Indigenous languages—storehouses of knowledge


The threat to Australian Indigenous languages cannot be overstated. In general, Indigenous languages have been in catastrophic decline since first European contact (Henderson & Nash 1997). It is estimated that at the time of early European contact there were 250 languages spoken in Australia, with most languages having a number of distinct dialects. Today, less than 20 are considered 'strong', with a number of these languages showing signs of endangerment due to a small group of surviving older speakers (DEEWR 2008; McConvell & Thieberger 2001). There are many reasons that language loss has occurred. From the beginning of European colonisation, Indigenous people have suffered dispossession from traditional lands, violence, various epidemics that decimated local populations, family dislocations, and a myriad of exclusions and social controls (Zubrick et al. 2006).

Language loss has been characterised as being 'at the heart of many of the negative aspects of black/white relations in Australia since colonisation' (Ash et al. 2003, p. v).



Despite this rapid decline, language continues to play an important role in Aboriginal people's lives, and the knowledge embedded in language is highly valued—something to be handed on to future generations. It is a common occurrence throughout Australia for Indigenous people to introduce themselves firstly by identifying their language group. Language maintenance and revival efforts are increasing and there is widespread recognition of the urgent need to record and document Indigenous languages and associated cultural knowledge (Johnson 2006). Many Indigenous groups throughout Australia are working hard to maintain or revive their local languages, and language programs in schools are increasingly requested (DEEWR 2008; Hartman & Henderson 1994).

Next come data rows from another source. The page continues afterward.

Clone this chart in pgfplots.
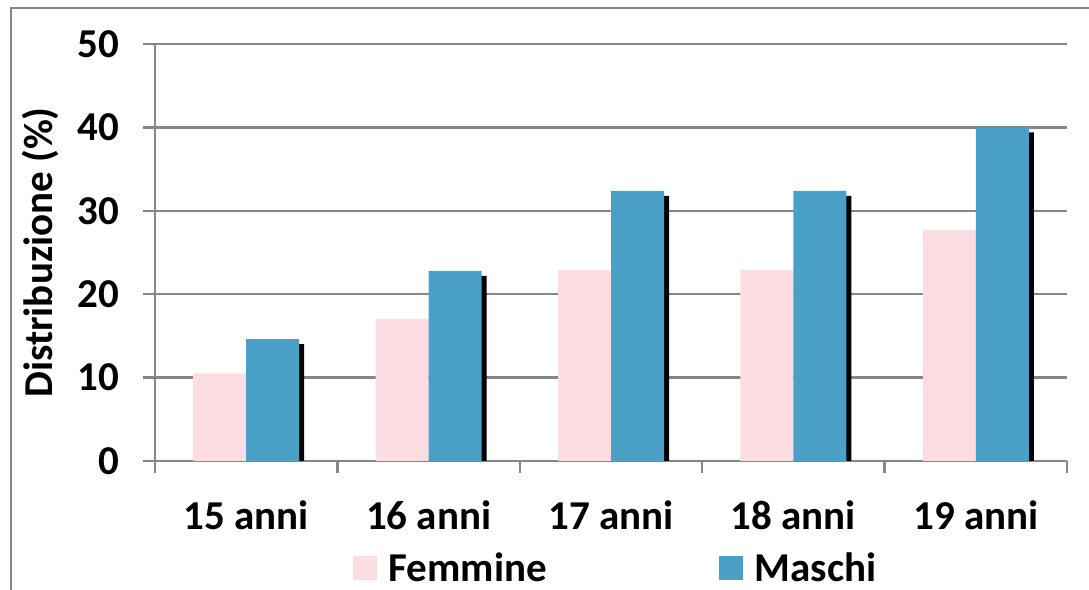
\documentclass[border=0pt]{standalone}
\usepackage{fontspec}
\setmainfont{Carlito}
\usepackage{pgfplots}
\pgfplotsset{compat=1.18}
\definecolor{femm}{RGB}{253,221,226}
\definecolor{masc}{RGB}{75,160,200}
\definecolor{gridgray}{RGB}{134,134,134}
\newcommand{\cf}{\fontsize{41bp}{48bp}\selectfont\bfseries}

\begin{document}
\begin{tikzpicture}[x=1bp,y=1bp]
\useasboundingbox (0,0) rectangle (1089,590);
\begin{axis}[
  at={(155bp,129bp)}, anchor=south west, scale only axis,
  width=912bp, height=417bp,
  ymin=0, ymax=50, ytick={0,10,...,50},
  xmin=-0.5, xmax=4.5,
  xtick={-0.5,0.5,...,4.5}, xticklabels={},
  extra x ticks={0,1,2,3,4},
  extra x tick labels={15 anni,16 anni,17 anni,18 anni,19 anni},
  extra x tick style={major tick length=0pt, grid=none},
  axis x line*=bottom, axis y line*=left,
  axis line style={gridgray, line width=2.5bp},
  tick style={gridgray, line width=2.5bp},
  major tick length=12bp, tick align=outside,
  ymajorgrids, grid style={gridgray, line width=2.5bp},
  /pgf/number format/assume math mode=true,
  ticklabel style={font=\cf},
  xticklabel style={yshift=-36bp},
  yticklabel style={xshift=-20bp},
  ylabel={Distribuzione (\%)},
  ylabel style={font=\cf, at={(axis description cs:-0.126,0.5)}, anchor=center},
  legend style={draw=none, fill=none, font=\cf,
    at={(axis description cs:0.505,-0.2566)}, anchor=center,
    /tikz/every even column/.append style={column sep=170bp},
    /tikz/every odd column/.append style={column sep=10bp}},
  legend columns=2,
  legend image code/.code={\fill[#1,draw=none] (0bp,-12bp) rectangle (24bp,12bp);},
]
\addplot[ybar, bar width=53bp, bar shift=-26.5bp, fill=femm, draw=none]
  coordinates {(0,10.5) (1,17.0) (2,22.9) (3,22.9) (4,27.7)};
\addlegendentry{Femmine}
\addplot[ybar, bar width=53bp, bar shift=31.5bp, fill=black, draw=none, forget plot]
  coordinates {(0,14.0) (1,22.2) (2,31.8) (3,31.8) (4,39.4)};
\addplot[ybar, bar width=53bp, bar shift=26.5bp, fill=masc, draw=none]
  coordinates {(0,14.6) (1,22.8) (2,32.4) (3,32.4) (4,40.0)};
\addlegendentry{Maschi}
\end{axis}
\draw[gridgray, line width=2bp] (11,-10) |- (1100,582);
\end{tikzpicture}
\end{document}
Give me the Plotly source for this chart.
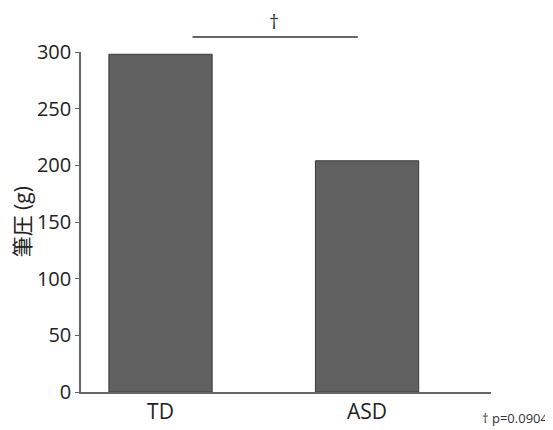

Language and Indigenous ecological knowledge


Indigenous language is inseparable from people's connection to country, kinship, ceremony and law (Rose 2005). It is increasingly recognised that sociocultural and linguistic knowledge are interdependent and embedded within relationships to country, natural resources and each other (Ochs 1985; Maffi 2001). Language is inextricably bound to how people relate to each other and their environments and lies at the very heart of Aboriginal identity, cultural beliefs and the way knowledge is managed and transmitted (Smallacombe et al. 2006; Maffi 2005). Indigenous groups around the world do not distinguish between the environment and their social and spiritual beliefs (Berkes 1999; Turner 2004). The United Nations report Spiritual and cultural values of biodiversity (Posey 2000) is a compilation of independent case studies and statements by Indigenous people that outline these connections. Indigenous groups from the local to the international levels continually maintain the importance and interdependence of language, country, kinship and ceremony to local knowledge systems, ecological understandings and wellbeing (Burgess et al. 2009; Millennium Ecosystem Assessment 2005).